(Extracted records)
((

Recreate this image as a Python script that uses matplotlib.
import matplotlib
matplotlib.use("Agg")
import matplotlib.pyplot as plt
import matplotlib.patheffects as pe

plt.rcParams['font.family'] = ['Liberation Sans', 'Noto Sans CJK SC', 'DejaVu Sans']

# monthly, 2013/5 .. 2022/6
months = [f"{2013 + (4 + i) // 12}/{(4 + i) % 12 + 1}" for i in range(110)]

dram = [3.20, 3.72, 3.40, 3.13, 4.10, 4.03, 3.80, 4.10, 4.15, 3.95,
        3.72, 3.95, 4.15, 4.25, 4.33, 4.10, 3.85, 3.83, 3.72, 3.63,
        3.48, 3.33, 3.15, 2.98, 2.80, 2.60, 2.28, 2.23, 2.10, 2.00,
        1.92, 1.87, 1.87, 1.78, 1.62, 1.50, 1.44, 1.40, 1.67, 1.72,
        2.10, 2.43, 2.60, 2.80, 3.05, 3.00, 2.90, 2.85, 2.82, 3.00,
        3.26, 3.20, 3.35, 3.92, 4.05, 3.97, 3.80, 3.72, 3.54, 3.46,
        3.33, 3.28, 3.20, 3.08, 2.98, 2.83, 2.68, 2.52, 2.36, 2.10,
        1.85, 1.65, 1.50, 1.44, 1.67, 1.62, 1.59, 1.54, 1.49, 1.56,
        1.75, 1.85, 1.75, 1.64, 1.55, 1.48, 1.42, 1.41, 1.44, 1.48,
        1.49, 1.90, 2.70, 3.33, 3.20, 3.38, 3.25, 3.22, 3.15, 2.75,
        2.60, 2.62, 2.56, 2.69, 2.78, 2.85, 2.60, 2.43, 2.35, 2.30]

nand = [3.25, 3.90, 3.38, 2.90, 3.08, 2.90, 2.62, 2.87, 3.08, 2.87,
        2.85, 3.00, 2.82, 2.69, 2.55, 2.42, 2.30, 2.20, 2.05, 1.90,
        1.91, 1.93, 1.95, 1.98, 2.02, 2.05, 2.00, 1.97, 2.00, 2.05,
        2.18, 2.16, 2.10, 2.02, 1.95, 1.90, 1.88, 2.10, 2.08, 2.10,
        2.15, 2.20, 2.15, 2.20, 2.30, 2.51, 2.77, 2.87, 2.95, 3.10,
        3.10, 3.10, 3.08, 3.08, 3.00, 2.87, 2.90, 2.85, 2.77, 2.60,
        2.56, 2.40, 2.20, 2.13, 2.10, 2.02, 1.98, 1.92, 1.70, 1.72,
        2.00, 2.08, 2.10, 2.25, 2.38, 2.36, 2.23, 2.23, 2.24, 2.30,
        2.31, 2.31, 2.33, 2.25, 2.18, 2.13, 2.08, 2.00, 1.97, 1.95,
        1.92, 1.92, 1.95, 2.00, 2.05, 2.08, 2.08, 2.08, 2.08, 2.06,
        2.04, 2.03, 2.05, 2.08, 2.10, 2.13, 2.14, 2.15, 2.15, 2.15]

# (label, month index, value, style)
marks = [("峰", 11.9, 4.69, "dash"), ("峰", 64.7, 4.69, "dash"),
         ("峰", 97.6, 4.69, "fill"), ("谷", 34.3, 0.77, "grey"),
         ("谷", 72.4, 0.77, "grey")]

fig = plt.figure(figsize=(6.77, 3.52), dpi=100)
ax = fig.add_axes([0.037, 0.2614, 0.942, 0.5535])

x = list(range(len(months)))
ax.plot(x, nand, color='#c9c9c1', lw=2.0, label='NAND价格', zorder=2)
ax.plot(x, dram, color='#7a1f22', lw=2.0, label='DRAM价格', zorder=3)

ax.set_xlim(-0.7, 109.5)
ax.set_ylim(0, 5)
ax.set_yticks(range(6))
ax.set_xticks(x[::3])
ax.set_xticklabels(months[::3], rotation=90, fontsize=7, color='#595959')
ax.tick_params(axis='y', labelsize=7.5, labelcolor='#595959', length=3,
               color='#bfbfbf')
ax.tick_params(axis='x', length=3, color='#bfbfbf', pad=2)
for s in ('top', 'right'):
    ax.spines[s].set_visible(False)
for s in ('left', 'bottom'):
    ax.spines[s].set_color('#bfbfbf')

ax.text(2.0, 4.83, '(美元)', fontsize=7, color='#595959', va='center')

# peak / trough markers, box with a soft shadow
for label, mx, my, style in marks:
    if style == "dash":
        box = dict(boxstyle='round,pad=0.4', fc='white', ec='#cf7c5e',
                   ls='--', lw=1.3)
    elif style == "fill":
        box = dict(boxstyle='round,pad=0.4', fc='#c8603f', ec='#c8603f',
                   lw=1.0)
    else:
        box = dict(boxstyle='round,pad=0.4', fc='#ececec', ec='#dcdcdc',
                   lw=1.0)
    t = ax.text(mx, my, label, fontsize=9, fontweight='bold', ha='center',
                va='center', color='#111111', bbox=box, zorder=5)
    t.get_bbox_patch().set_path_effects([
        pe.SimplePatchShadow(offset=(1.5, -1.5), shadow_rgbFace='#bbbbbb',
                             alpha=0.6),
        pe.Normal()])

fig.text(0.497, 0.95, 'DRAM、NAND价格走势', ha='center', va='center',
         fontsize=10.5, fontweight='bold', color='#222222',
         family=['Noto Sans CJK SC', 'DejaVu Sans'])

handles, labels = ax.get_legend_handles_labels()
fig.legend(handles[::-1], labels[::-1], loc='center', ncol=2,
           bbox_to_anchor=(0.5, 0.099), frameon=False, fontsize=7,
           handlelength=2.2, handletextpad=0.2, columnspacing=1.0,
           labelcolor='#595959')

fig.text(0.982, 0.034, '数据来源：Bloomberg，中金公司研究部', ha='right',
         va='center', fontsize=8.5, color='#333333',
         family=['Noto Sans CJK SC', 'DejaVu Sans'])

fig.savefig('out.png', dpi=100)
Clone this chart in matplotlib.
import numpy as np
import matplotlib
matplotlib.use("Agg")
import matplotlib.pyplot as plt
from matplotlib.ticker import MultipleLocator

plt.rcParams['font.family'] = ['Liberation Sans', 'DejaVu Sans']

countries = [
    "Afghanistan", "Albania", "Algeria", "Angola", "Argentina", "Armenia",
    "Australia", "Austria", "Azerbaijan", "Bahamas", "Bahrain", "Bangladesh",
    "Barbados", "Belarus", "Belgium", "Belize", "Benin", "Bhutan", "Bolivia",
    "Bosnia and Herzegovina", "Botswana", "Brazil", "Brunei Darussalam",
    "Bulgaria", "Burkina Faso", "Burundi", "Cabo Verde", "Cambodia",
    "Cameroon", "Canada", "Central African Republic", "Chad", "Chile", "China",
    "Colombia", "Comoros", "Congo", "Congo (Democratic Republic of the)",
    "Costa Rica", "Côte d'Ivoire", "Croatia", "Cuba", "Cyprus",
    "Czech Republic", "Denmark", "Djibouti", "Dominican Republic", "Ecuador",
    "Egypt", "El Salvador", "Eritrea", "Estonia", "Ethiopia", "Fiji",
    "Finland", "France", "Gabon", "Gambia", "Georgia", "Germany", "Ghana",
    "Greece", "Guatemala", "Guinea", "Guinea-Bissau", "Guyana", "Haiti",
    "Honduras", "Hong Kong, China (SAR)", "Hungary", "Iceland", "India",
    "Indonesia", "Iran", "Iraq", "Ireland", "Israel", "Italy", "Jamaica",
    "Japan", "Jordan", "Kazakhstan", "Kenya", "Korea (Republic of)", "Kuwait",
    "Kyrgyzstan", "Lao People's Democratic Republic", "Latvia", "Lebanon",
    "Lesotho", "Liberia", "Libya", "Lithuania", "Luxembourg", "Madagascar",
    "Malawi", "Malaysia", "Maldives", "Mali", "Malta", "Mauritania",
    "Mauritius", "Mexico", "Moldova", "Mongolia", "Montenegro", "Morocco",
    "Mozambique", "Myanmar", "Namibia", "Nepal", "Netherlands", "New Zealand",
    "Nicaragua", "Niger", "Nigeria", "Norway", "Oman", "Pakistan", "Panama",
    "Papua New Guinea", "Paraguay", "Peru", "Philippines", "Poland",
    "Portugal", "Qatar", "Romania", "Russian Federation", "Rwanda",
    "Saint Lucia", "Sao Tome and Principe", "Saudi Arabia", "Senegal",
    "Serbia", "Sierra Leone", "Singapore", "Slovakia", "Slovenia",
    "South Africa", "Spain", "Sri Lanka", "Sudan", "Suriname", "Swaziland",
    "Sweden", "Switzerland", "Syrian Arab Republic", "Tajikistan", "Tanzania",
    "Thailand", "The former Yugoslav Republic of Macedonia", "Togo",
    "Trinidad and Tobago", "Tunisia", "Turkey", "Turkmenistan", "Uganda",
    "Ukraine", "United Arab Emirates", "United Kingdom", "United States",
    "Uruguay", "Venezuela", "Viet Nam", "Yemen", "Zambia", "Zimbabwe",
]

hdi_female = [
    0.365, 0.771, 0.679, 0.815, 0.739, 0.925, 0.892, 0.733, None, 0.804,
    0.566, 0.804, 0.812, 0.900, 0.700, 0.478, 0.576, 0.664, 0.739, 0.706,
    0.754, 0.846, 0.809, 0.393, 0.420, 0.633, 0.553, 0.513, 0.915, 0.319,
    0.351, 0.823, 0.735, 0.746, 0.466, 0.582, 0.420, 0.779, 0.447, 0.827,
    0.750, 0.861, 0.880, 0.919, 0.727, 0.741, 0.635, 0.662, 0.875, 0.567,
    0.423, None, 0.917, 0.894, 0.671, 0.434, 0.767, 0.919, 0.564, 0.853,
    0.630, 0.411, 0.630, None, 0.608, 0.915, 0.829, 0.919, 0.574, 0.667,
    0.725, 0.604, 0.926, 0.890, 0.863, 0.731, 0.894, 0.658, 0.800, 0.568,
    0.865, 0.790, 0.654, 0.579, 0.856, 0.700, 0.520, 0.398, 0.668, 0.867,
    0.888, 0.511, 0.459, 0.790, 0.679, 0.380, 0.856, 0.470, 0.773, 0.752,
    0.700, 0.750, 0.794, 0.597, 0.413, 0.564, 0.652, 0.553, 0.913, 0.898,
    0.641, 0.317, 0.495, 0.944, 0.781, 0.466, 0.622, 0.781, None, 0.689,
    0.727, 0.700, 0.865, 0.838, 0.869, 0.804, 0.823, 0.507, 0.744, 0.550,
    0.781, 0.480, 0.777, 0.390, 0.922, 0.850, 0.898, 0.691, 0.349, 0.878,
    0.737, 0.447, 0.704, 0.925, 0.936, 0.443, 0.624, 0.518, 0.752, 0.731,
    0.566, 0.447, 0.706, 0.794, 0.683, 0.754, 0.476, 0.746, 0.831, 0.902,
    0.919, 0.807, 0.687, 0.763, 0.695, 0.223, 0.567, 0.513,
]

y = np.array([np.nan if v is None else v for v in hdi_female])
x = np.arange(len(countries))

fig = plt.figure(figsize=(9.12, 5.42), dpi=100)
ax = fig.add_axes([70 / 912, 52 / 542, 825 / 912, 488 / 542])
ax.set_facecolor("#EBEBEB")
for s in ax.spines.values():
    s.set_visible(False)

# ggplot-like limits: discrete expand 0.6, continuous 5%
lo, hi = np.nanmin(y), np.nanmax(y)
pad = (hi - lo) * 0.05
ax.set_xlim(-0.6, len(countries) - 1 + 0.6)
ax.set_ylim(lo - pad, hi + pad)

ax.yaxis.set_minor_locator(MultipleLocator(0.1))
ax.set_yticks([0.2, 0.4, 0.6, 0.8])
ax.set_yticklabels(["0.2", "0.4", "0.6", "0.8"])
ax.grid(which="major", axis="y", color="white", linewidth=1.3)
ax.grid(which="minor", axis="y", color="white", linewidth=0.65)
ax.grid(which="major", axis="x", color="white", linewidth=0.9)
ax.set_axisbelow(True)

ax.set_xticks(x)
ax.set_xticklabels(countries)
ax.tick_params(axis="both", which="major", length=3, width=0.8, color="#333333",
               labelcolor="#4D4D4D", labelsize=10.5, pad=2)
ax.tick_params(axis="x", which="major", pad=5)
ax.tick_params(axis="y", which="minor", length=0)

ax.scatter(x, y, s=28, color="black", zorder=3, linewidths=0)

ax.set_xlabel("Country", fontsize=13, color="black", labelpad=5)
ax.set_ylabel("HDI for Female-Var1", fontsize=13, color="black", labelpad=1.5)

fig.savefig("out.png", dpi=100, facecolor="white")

))

Output exactly one stretch of the listing: from the line containing "Clone this chart in matplotlib." through the line containing "plt.rcParams['font.family'] = ['Liberation Sans', 'DejaVu", both end lines included.

## COMPLETED TASK
Clone this chart in matplotlib.
import numpy as np
import matplotlib
matplotlib.use("Agg")
import matplotlib.pyplot as plt
from matplotlib.ticker import MultipleLocator

plt.rcParams['font.family'] = ['Liberation Sans', 'DejaVu Sans']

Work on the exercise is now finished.